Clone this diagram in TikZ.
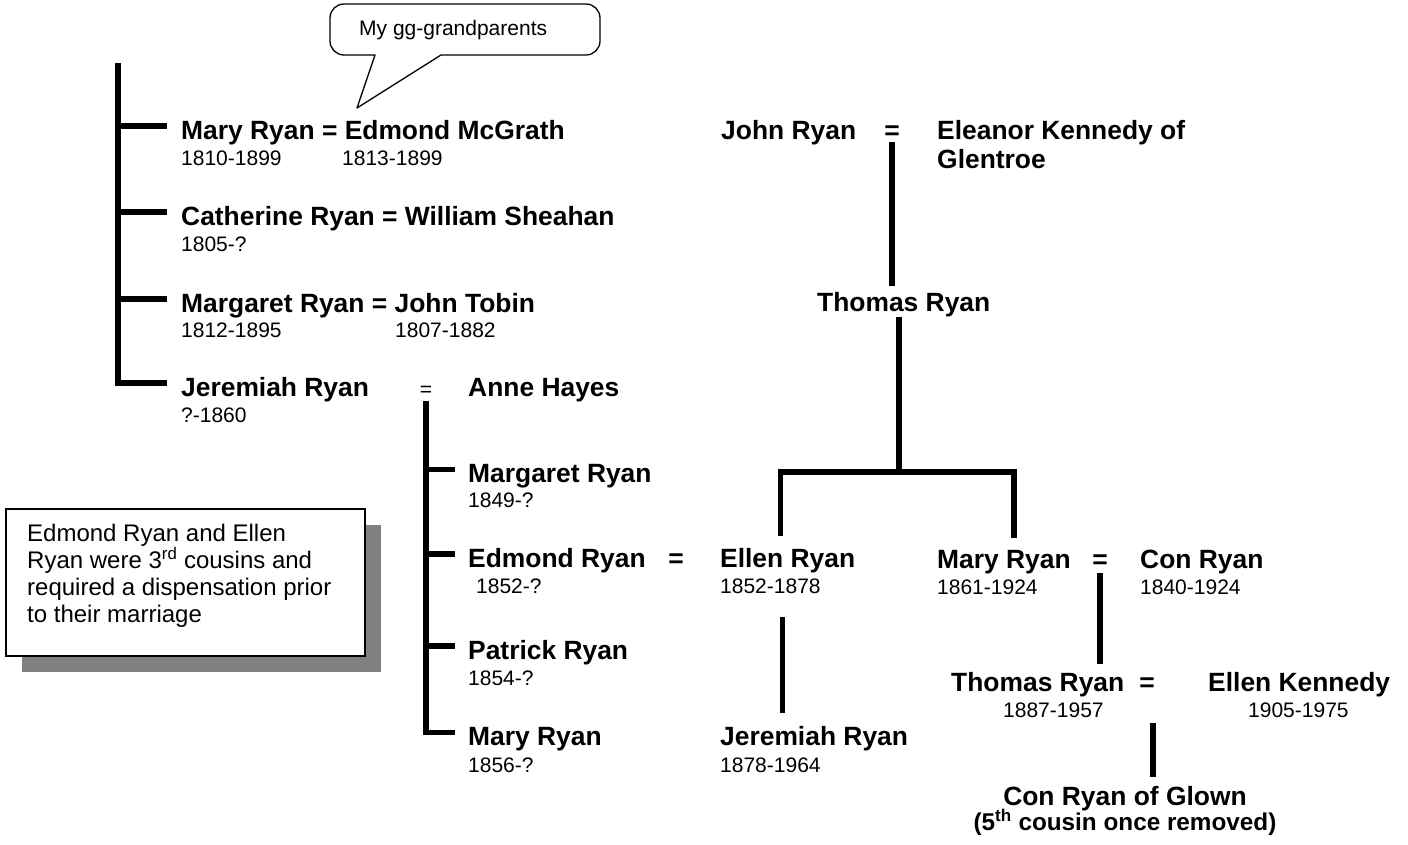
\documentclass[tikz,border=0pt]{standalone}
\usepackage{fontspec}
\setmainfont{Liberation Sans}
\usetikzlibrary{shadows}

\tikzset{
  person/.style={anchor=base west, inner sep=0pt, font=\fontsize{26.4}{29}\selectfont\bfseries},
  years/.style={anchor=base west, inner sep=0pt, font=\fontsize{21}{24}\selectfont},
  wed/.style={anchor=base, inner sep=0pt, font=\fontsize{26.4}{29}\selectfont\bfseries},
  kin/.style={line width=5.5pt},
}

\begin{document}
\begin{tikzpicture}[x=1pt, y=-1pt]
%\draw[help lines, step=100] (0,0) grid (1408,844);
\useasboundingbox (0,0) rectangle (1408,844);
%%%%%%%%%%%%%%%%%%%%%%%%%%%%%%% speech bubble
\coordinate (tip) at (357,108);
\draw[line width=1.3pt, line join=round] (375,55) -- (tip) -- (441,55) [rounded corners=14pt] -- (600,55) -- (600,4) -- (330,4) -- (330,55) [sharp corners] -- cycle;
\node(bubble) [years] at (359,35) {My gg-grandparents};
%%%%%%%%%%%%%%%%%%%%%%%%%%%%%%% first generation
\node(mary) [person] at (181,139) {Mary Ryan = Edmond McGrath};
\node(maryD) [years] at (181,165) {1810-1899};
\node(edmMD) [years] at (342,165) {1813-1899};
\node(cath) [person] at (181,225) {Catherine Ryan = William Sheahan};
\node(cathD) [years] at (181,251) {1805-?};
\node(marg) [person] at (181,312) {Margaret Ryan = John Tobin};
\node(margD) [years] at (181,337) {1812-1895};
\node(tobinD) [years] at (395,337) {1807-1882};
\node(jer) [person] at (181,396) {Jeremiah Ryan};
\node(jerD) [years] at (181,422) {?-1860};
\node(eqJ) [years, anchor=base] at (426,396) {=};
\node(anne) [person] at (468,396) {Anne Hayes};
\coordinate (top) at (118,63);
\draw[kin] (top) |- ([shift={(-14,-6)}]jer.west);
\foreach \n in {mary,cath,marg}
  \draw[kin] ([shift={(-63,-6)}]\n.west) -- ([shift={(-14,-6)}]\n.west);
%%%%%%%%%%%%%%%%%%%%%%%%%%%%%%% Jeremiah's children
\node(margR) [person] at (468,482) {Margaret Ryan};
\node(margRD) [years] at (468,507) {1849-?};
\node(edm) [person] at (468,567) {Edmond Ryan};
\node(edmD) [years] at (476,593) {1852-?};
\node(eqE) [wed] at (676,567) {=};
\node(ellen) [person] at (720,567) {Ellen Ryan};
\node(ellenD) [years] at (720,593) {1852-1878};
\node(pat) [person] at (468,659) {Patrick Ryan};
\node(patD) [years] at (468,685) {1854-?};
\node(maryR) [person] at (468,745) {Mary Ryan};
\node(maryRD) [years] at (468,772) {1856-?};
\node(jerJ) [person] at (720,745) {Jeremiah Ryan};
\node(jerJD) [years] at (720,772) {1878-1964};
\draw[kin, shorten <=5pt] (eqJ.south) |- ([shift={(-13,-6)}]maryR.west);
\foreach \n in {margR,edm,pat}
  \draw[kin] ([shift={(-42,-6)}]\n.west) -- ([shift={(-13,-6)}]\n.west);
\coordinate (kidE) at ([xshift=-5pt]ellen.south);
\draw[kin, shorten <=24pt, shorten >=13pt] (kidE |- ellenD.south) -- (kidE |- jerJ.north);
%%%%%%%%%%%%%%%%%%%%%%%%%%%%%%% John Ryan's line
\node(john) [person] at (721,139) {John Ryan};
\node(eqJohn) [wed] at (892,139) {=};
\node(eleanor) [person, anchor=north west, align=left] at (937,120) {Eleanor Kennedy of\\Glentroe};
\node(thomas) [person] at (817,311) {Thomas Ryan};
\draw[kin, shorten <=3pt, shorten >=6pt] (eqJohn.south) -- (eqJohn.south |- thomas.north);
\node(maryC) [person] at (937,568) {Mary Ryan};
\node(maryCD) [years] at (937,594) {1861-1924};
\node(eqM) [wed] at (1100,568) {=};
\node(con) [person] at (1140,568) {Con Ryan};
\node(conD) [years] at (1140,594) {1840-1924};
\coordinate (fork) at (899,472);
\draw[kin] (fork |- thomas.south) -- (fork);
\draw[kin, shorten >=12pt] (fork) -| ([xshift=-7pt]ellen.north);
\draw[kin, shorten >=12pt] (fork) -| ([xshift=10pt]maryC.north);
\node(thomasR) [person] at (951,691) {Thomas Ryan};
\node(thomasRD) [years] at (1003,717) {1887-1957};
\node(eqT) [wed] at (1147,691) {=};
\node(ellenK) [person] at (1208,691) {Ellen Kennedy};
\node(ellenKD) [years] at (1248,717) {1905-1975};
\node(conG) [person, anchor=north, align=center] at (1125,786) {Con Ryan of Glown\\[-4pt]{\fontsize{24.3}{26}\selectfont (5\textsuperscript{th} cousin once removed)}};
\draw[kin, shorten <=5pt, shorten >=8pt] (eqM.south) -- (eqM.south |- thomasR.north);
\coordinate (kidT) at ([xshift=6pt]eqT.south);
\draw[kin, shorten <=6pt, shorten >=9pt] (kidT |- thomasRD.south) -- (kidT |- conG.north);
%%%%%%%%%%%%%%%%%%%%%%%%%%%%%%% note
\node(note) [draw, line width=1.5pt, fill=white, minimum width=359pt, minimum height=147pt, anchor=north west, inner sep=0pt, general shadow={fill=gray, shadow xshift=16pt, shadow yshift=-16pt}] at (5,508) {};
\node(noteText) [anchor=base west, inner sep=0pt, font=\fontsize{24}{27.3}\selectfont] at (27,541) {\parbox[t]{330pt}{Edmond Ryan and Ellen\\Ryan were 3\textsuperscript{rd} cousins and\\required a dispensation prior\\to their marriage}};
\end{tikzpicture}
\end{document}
═══
> _EXERCISE DESCRIPTION_
Give every line back word for word and leave the pictures out.

> _RESULT_
Clone this diagram in TikZ.
\documentclass[tikz,border=0pt]{standalone}
\usepackage{fontspec}
\setmainfont{Liberation Sans}
\usetikzlibrary{shadows}

\tikzset{
  person/.style={anchor=base west, inner sep=0pt, font=\fontsize{26.4}{29}\selectfont\bfseries},
  years/.style={anchor=base west, inner sep=0pt, font=\fontsize{21}{24}\selectfont},
  wed/.style={anchor=base, inner sep=0pt, font=\fontsize{26.4}{29}\selectfont\bfseries},
  kin/.style={line width=5.5pt},
}

\begin{document}
\begin{tikzpicture}[x=1pt, y=-1pt]
%\draw[help lines, step=100] (0,0) grid (1408,844);
\useasboundingbox (0,0) rectangle (1408,844);
%%%%%%%%%%%%%%%%%%%%%%%%%%%%%%% speech bubble
\coordinate (tip) at (357,108);
\draw[line width=1.3pt, line join=round] (375,55) -- (tip) -- (441,55) [rounded corners=14pt] -- (600,55) -- (600,4) -- (330,4) -- (330,55) [sharp corners] -- cycle;
\node(bubble) [years] at (359,35) {My gg-grandparents};
%%%%%%%%%%%%%%%%%%%%%%%%%%%%%%% first generation
\node(mary) [person] at (181,139) {Mary Ryan = Edmond McGrath};
\node(maryD) [years] at (181,165) {1810-1899};
\node(edmMD) [years] at (342,165) {1813-1899};
\node(cath) [person] at (181,225) {Catherine Ryan = William Sheahan};
\node(cathD) [years] at (181,251) {1805-?};
\node(marg) [person] at (181,312) {Margaret Ryan = John Tobin};
\node(margD) [years] at (181,337) {1812-1895};
\node(tobinD) [years] at (395,337) {1807-1882};
\node(jer) [person] at (181,396) {Jeremiah Ryan};
\node(jerD) [years] at (181,422) {?-1860};
\node(eqJ) [years, anchor=base] at (426,396) {=};
\node(anne) [person] at (468,396) {Anne Hayes};
\coordinate (top) at (118,63);
\draw[kin] (top) |- ([shift={(-14,-6)}]jer.west);
\foreach \n in {mary,cath,marg}
  \draw[kin] ([shift={(-63,-6)}]\n.west) -- ([shift={(-14,-6)}]\n.west);
%%%%%%%%%%%%%%%%%%%%%%%%%%%%%%% Jeremiah's children
\node(margR) [person] at (468,482) {Margaret Ryan};
\node(margRD) [years] at (468,507) {1849-?};
\node(edm) [person] at (468,567) {Edmond Ryan};
\node(edmD) [years] at (476,593) {1852-?};
\node(eqE) [wed] at (676,567) {=};
\node(ellen) [person] at (720,567) {Ellen Ryan};
\node(ellenD) [years] at (720,593) {1852-1878};
\node(pat) [person] at (468,659) {Patrick Ryan};
\node(patD) [years] at (468,685) {1854-?};
\node(maryR) [person] at (468,745) {Mary Ryan};
\node(maryRD) [years] at (468,772) {1856-?};
\node(jerJ) [person] at (720,745) {Jeremiah Ryan};
\node(jerJD) [years] at (720,772) {1878-1964};
\draw[kin, shorten <=5pt] (eqJ.south) |- ([shift={(-13,-6)}]maryR.west);
\foreach \n in {margR,edm,pat}
  \draw[kin] ([shift={(-42,-6)}]\n.west) -- ([shift={(-13,-6)}]\n.west);
\coordinate (kidE) at ([xshift=-5pt]ellen.south);
\draw[kin, shorten <=24pt, shorten >=13pt] (kidE |- ellenD.south) -- (kidE |- jerJ.north);
%%%%%%%%%%%%%%%%%%%%%%%%%%%%%%% John Ryan's line
\node(john) [person] at (721,139) {John Ryan};
\node(eqJohn) [wed] at (892,139) {=};
\node(eleanor) [person, anchor=north west, align=left] at (937,120) {Eleanor Kennedy of\\Glentroe};
\node(thomas) [person] at (817,311) {Thomas Ryan};
\draw[kin, shorten <=3pt, shorten >=6pt] (eqJohn.south) -- (eqJohn.south |- thomas.north);
\node(maryC) [person] at (937,568) {Mary Ryan};
\node(maryCD) [years] at (937,594) {1861-1924};
\node(eqM) [wed] at (1100,568) {=};
\node(con) [person] at (1140,568) {Con Ryan};
\node(conD) [years] at (1140,594) {1840-1924};
\coordinate (fork) at (899,472);
\draw[kin] (fork |- thomas.south) -- (fork);
\draw[kin, shorten >=12pt] (fork) -| ([xshift=-7pt]ellen.north);
\draw[kin, shorten >=12pt] (fork) -| ([xshift=10pt]maryC.north);
\node(thomasR) [person] at (951,691) {Thomas Ryan};
\node(thomasRD) [years] at (1003,717) {1887-1957};
\node(eqT) [wed] at (1147,691) {=};
\node(ellenK) [person] at (1208,691) {Ellen Kennedy};
\node(ellenKD) [years] at (1248,717) {1905-1975};
\node(conG) [person, anchor=north, align=center] at (1125,786) {Con Ryan of Glown\\[-4pt]{\fontsize{24.3}{26}\selectfont (5\textsuperscript{th} cousin once removed)}};
\draw[kin, shorten <=5pt, shorten >=8pt] (eqM.south) -- (eqM.south |- thomasR.north);
\coordinate (kidT) at ([xshift=6pt]eqT.south);
\draw[kin, shorten <=6pt, shorten >=9pt] (kidT |- thomasRD.south) -- (kidT |- conG.north);
%%%%%%%%%%%%%%%%%%%%%%%%%%%%%%% note
\node(note) [draw, line width=1.5pt, fill=white, minimum width=359pt, minimum height=147pt, anchor=north west, inner sep=0pt, general shadow={fill=gray, shadow xshift=16pt, shadow yshift=-16pt}] at (5,508) {};
\node(noteText) [anchor=base west, inner sep=0pt, font=\fontsize{24}{27.3}\selectfont] at (27,541) {\parbox[t]{330pt}{Edmond Ryan and Ellen\\Ryan were 3\textsuperscript{rd} cousins and\\required a dispensation prior\\to their marriage}};
\end{tikzpicture}
\end{document}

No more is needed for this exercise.